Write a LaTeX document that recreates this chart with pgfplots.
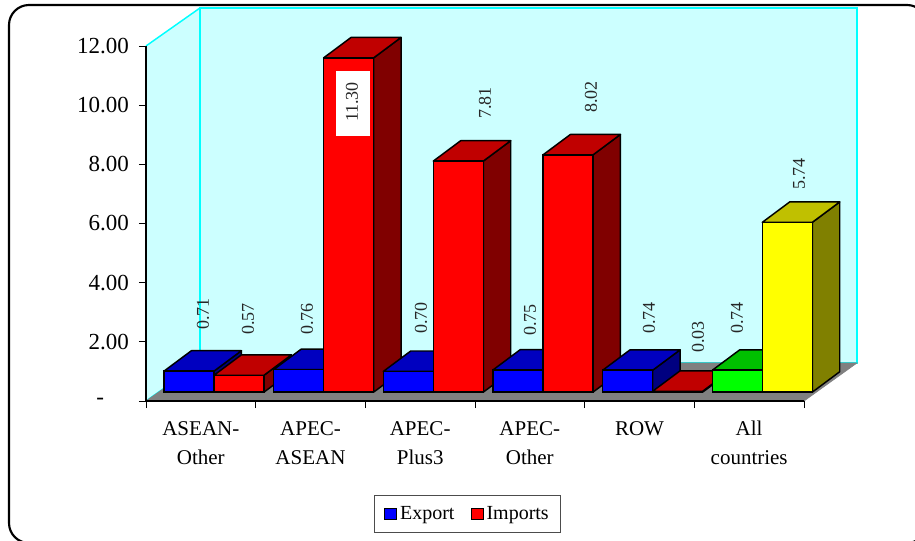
\documentclass[border=0pt]{standalone}
\usepackage{pgfplots}
\usepackage{pgfplotstable}
\usepackage{fontspec}
\setmainfont{Liberation Serif}
\pgfplotsset{compat=1.18}

\definecolor{wall}{RGB}{204,255,255}
\definecolor{wallline}{RGB}{0,255,255}
\definecolor{floorgray}{RGB}{128,128,128}
\definecolor{bluefront}{RGB}{0,0,255}
\definecolor{bluetop}{RGB}{0,0,192}
\definecolor{blueside}{RGB}{0,0,128}
\definecolor{redfront}{RGB}{255,0,0}
\definecolor{redtop}{RGB}{192,0,0}
\definecolor{redside}{RGB}{128,0,0}
\definecolor{greenfront}{RGB}{0,255,0}
\definecolor{greentop}{RGB}{0,192,0}
\definecolor{greenside}{RGB}{0,128,0}
\definecolor{yellowfront}{RGB}{255,255,0}
\definecolor{yellowtop}{RGB}{192,192,0}
\definecolor{yellowside}{RGB}{128,128,0}

% x = category number, y = value
\pgfplotstableread{
x y
0 0.71
1 0.76
2 0.70
3 0.75
4 0.74
}\exporttable
\pgfplotstableread{
x y
0 0.57
1 11.30
2 7.81
3 8.02
4 0.03
}\importtable
\pgfplotstableread{
x y
5 0.74
}\allexport
\pgfplotstableread{
x y
5 5.74
}\allimport

% top and side of one box: left edge, value, top colour, side colour
\newcommand{\boxdepth}[4]{%
  \pgfmathsetmacro\xr{#1+0.456}%
  \pgfmathsetmacro\xrb{#1+0.706}%
  \pgfmathsetmacro\xlb{#1+0.25}%
  \pgfmathsetmacro\yb{#2+0.69}%
  \addplot[forget plot,fill=#4,draw=black,line width=1.1pt,line join=round]
    coordinates {(\xr,0) (\xrb,0.69) (\xrb,\yb) (\xr,#2)} --cycle;
  \addplot[forget plot,fill=#3,draw=black,line width=1.1pt,line join=round]
    coordinates {(#1,#2) (\xr,#2) (\xrb,\yb) (\xlb,\yb)} --cycle;
}
% value label, position in pixels of the picture
\newcommand{\vlabel}[3]{%
  \node[rotate=90,font=\fontsize{13.5}{15}\selectfont,text=black!85] at ({#1*0.75pt},{-#2*0.75pt}) {#3};
}

\begin{document}
\begin{tikzpicture}
\useasboundingbox (0,0) rectangle (686.25pt,-405.75pt);
\clip (0,0) rectangle (686.25pt,-405.75pt);
\draw[line width=1.6pt,rounded corners=15pt] (6.75pt,-3.75pt) rectangle (695.25pt,-407.25pt);

\begin{axis}[
    at={(109.5pt,-300.75pt)},
    anchor=south west,
    scale only axis,
    width=493.5pt,
    height=266.25pt,
    xmin=0,xmax=6,
    ymin=0,ymax=12,
    clip=false,
    axis on top,
    axis x line=bottom,
    axis y line=left,
    axis line style={-,black,line width=.8pt},
    tick align=outside,
    xtick={0.5,1.5,2.5,3.5,4.5,5.5},
    xticklabels={{ASEAN-\\Other},{APEC-\\ASEAN},{APEC-\\Plus3},{APEC-\\Other},{ROW},{All\\countries}},
    minor xtick={0,1,2,3,4,5,6},
    major x tick style={draw=none},
    minor x tick style={black,line width=.7pt},
    minor tick length=5.25pt,
    xticklabel style={align=center,font=\fontsize{15.75}{21.75}\selectfont,yshift=-6.5pt},
    ytick={0,2,4,6,8,10,12},
    yticklabels={{-\hspace{18.75pt}\mbox{}},2.00,4.00,6.00,8.00,10.00,12.00},
    major y tick style={black,line width=.7pt},
    major tick length=5.25pt,
    yticklabel style={font=\fontsize{17.25}{18}\selectfont,xshift=-4pt},
]
  \addplot[fill=wall,draw=none] coordinates {(0,0) (0,12) (0.492,13.285) (0.492,1.285)} --cycle;
  \addplot[fill=wall,draw=wallline,line width=1.1pt] coordinates {(0.492,1.285) (0.492,13.285) (6.483,13.285) (6.483,1.285)} --cycle;
  \addplot[draw=wallline,line width=1.1pt] coordinates {(0,0) (0.492,1.285)};
  \addplot[draw=wallline,line width=1.1pt] coordinates {(0,12) (0.492,13.285)};
  \addplot[fill=floorgray,draw=floorgray,line width=.5pt] coordinates {(0.15,0.39) (0.492,1.285) (6.483,1.285) (6,0) (0,0) (0.15,0.39)} --cycle;
\end{axis}

\begin{axis}[
    at={(109.5pt,-300.75pt)},
    anchor=south west,
    scale only axis,
    width=493.5pt,
    height=266.25pt,
    xmin=-0.62,xmax=5.38,
    ymin=-0.3,ymax=11.7,
    clip=false,
    hide axis,
    legend columns=2,
    legend style={at={(axis description cs:0.489,-0.318)},anchor=center,
      draw=black!70,line width=.7pt,font=\fontsize{15}{17}\selectfont,
      /tikz/every even column/.append style={column sep=10pt},
      inner xsep=7pt,inner ysep=6.5pt},
    legend image code/.code={%
      \draw[#1,draw=black,line width=1pt,bar shift=0pt] (0pt,-4.25pt) rectangle (9pt,4.25pt);},
]
  \boxdepth{-0.456}{0.71}{bluetop}{blueside}
  \boxdepth{0}{0.57}{redtop}{redside}
  \boxdepth{0.544}{0.76}{bluetop}{blueside}
  \boxdepth{1}{11.30}{redtop}{redside}
  \boxdepth{1.544}{0.70}{bluetop}{blueside}
  \boxdepth{2}{7.81}{redtop}{redside}
  \boxdepth{2.544}{0.75}{bluetop}{blueside}
  \boxdepth{3}{8.02}{redtop}{redside}
  \boxdepth{3.544}{0.74}{bluetop}{blueside}
  \boxdepth{4}{0.03}{redtop}{redside}
  \boxdepth{4.544}{0.74}{greentop}{greenside}
  \boxdepth{5}{5.74}{yellowtop}{yellowside}

  \addplot[ybar,bar width=37.5pt,bar shift=-18.75pt,fill=bluefront,draw=black,line width=1.1pt] table[x=x,y=y] {\exporttable};
  \addplot[ybar,bar width=37.5pt,bar shift=18.75pt,fill=redfront,draw=black,line width=1.1pt] table[x=x,y=y] {\importtable};
  \addplot[forget plot,ybar,bar width=37.5pt,bar shift=-18.75pt,fill=greenfront,draw=black,line width=1.1pt] table[x=x,y=y] {\allexport};
  \addplot[forget plot,ybar,bar width=37.5pt,bar shift=18.75pt,fill=yellowfront,draw=black,line width=1.1pt] table[x=x,y=y] {\allimport};
  \legend{Export,Imports}
\end{axis}

\node[fill=white,minimum width=48.75pt,minimum height=25.5pt,rotate=90] at (265.1pt,-77.6pt) {};
\vlabel{203}{314}{0.71}
\vlabel{248}{319}{0.57}
\vlabel{307}{319}{0.76}
\vlabel{352}{102}{11.30}
\vlabel{421}{318}{0.70}
\vlabel{485}{103}{7.81}
\vlabel{530}{320}{0.75}
\vlabel{591}{97}{8.02}
\vlabel{649}{318}{0.74}
\vlabel{698}{337}{0.03}
\vlabel{737}{318}{0.74}
\vlabel{799}{174}{5.74}
\end{tikzpicture}
\end{document}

*Requirement*
From the material above, copy everything exactly but the pictures.

*Final answer*
Write a LaTeX document that recreates this chart with pgfplots.
\documentclass[border=0pt]{standalone}
\usepackage{pgfplots}
\usepackage{pgfplotstable}
\usepackage{fontspec}
\setmainfont{Liberation Serif}
\pgfplotsset{compat=1.18}

\definecolor{wall}{RGB}{204,255,255}
\definecolor{wallline}{RGB}{0,255,255}
\definecolor{floorgray}{RGB}{128,128,128}
\definecolor{bluefront}{RGB}{0,0,255}
\definecolor{bluetop}{RGB}{0,0,192}
\definecolor{blueside}{RGB}{0,0,128}
\definecolor{redfront}{RGB}{255,0,0}
\definecolor{redtop}{RGB}{192,0,0}
\definecolor{redside}{RGB}{128,0,0}
\definecolor{greenfront}{RGB}{0,255,0}
\definecolor{greentop}{RGB}{0,192,0}
\definecolor{greenside}{RGB}{0,128,0}
\definecolor{yellowfront}{RGB}{255,255,0}
\definecolor{yellowtop}{RGB}{192,192,0}
\definecolor{yellowside}{RGB}{128,128,0}

% x = category number, y = value
\pgfplotstableread{
x y
0 0.71
1 0.76
2 0.70
3 0.75
4 0.74
}\exporttable
\pgfplotstableread{
x y
0 0.57
1 11.30
2 7.81
3 8.02
4 0.03
}\importtable
\pgfplotstableread{
x y
5 0.74
}\allexport
\pgfplotstableread{
x y
5 5.74
}\allimport

% top and side of one box: left edge, value, top colour, side colour
\newcommand{\boxdepth}[4]{%
  \pgfmathsetmacro\xr{#1+0.456}%
  \pgfmathsetmacro\xrb{#1+0.706}%
  \pgfmathsetmacro\xlb{#1+0.25}%
  \pgfmathsetmacro\yb{#2+0.69}%
  \addplot[forget plot,fill=#4,draw=black,line width=1.1pt,line join=round]
    coordinates {(\xr,0) (\xrb,0.69) (\xrb,\yb) (\xr,#2)} --cycle;
  \addplot[forget plot,fill=#3,draw=black,line width=1.1pt,line join=round]
    coordinates {(#1,#2) (\xr,#2) (\xrb,\yb) (\xlb,\yb)} --cycle;
}
% value label, position in pixels of the picture
\newcommand{\vlabel}[3]{%
  \node[rotate=90,font=\fontsize{13.5}{15}\selectfont,text=black!85] at ({#1*0.75pt},{-#2*0.75pt}) {#3};
}

\begin{document}
\begin{tikzpicture}
\useasboundingbox (0,0) rectangle (686.25pt,-405.75pt);
\clip (0,0) rectangle (686.25pt,-405.75pt);
\draw[line width=1.6pt,rounded corners=15pt] (6.75pt,-3.75pt) rectangle (695.25pt,-407.25pt);

\begin{axis}[
    at={(109.5pt,-300.75pt)},
    anchor=south west,
    scale only axis,
    width=493.5pt,
    height=266.25pt,
    xmin=0,xmax=6,
    ymin=0,ymax=12,
    clip=false,
    axis on top,
    axis x line=bottom,
    axis y line=left,
    axis line style={-,black,line width=.8pt},
    tick align=outside,
    xtick={0.5,1.5,2.5,3.5,4.5,5.5},
    xticklabels={{ASEAN-\\Other},{APEC-\\ASEAN},{APEC-\\Plus3},{APEC-\\Other},{ROW},{All\\countries}},
    minor xtick={0,1,2,3,4,5,6},
    major x tick style={draw=none},
    minor x tick style={black,line width=.7pt},
    minor tick length=5.25pt,
    xticklabel style={align=center,font=\fontsize{15.75}{21.75}\selectfont,yshift=-6.5pt},
    ytick={0,2,4,6,8,10,12},
    yticklabels={{-\hspace{18.75pt}\mbox{}},2.00,4.00,6.00,8.00,10.00,12.00},
    major y tick style={black,line width=.7pt},
    major tick length=5.25pt,
    yticklabel style={font=\fontsize{17.25}{18}\selectfont,xshift=-4pt},
]
  \addplot[fill=wall,draw=none] coordinates {(0,0) (0,12) (0.492,13.285) (0.492,1.285)} --cycle;
  \addplot[fill=wall,draw=wallline,line width=1.1pt] coordinates {(0.492,1.285) (0.492,13.285) (6.483,13.285) (6.483,1.285)} --cycle;
  \addplot[draw=wallline,line width=1.1pt] coordinates {(0,0) (0.492,1.285)};
  \addplot[draw=wallline,line width=1.1pt] coordinates {(0,12) (0.492,13.285)};
  \addplot[fill=floorgray,draw=floorgray,line width=.5pt] coordinates {(0.15,0.39) (0.492,1.285) (6.483,1.285) (6,0) (0,0) (0.15,0.39)} --cycle;
\end{axis}

\begin{axis}[
    at={(109.5pt,-300.75pt)},
    anchor=south west,
    scale only axis,
    width=493.5pt,
    height=266.25pt,
    xmin=-0.62,xmax=5.38,
    ymin=-0.3,ymax=11.7,
    clip=false,
    hide axis,
    legend columns=2,
    legend style={at={(axis description cs:0.489,-0.318)},anchor=center,
      draw=black!70,line width=.7pt,font=\fontsize{15}{17}\selectfont,
      /tikz/every even column/.append style={column sep=10pt},
      inner xsep=7pt,inner ysep=6.5pt},
    legend image code/.code={%
      \draw[#1,draw=black,line width=1pt,bar shift=0pt] (0pt,-4.25pt) rectangle (9pt,4.25pt);},
]
  \boxdepth{-0.456}{0.71}{bluetop}{blueside}
  \boxdepth{0}{0.57}{redtop}{redside}
  \boxdepth{0.544}{0.76}{bluetop}{blueside}
  \boxdepth{1}{11.30}{redtop}{redside}
  \boxdepth{1.544}{0.70}{bluetop}{blueside}
  \boxdepth{2}{7.81}{redtop}{redside}
  \boxdepth{2.544}{0.75}{bluetop}{blueside}
  \boxdepth{3}{8.02}{redtop}{redside}
  \boxdepth{3.544}{0.74}{bluetop}{blueside}
  \boxdepth{4}{0.03}{redtop}{redside}
  \boxdepth{4.544}{0.74}{greentop}{greenside}
  \boxdepth{5}{5.74}{yellowtop}{yellowside}

  \addplot[ybar,bar width=37.5pt,bar shift=-18.75pt,fill=bluefront,draw=black,line width=1.1pt] table[x=x,y=y] {\exporttable};
  \addplot[ybar,bar width=37.5pt,bar shift=18.75pt,fill=redfront,draw=black,line width=1.1pt] table[x=x,y=y] {\importtable};
  \addplot[forget plot,ybar,bar width=37.5pt,bar shift=-18.75pt,fill=greenfront,draw=black,line width=1.1pt] table[x=x,y=y] {\allexport};
  \addplot[forget plot,ybar,bar width=37.5pt,bar shift=18.75pt,fill=yellowfront,draw=black,line width=1.1pt] table[x=x,y=y] {\allimport};
  \legend{Export,Imports}
\end{axis}

\node[fill=white,minimum width=48.75pt,minimum height=25.5pt,rotate=90] at (265.1pt,-77.6pt) {};
\vlabel{203}{314}{0.71}
\vlabel{248}{319}{0.57}
\vlabel{307}{319}{0.76}
\vlabel{352}{102}{11.30}
\vlabel{421}{318}{0.70}
\vlabel{485}{103}{7.81}
\vlabel{530}{320}{0.75}
\vlabel{591}{97}{8.02}
\vlabel{649}{318}{0.74}
\vlabel{698}{337}{0.03}
\vlabel{737}{318}{0.74}
\vlabel{799}{174}{5.74}
\end{tikzpicture}
\end{document}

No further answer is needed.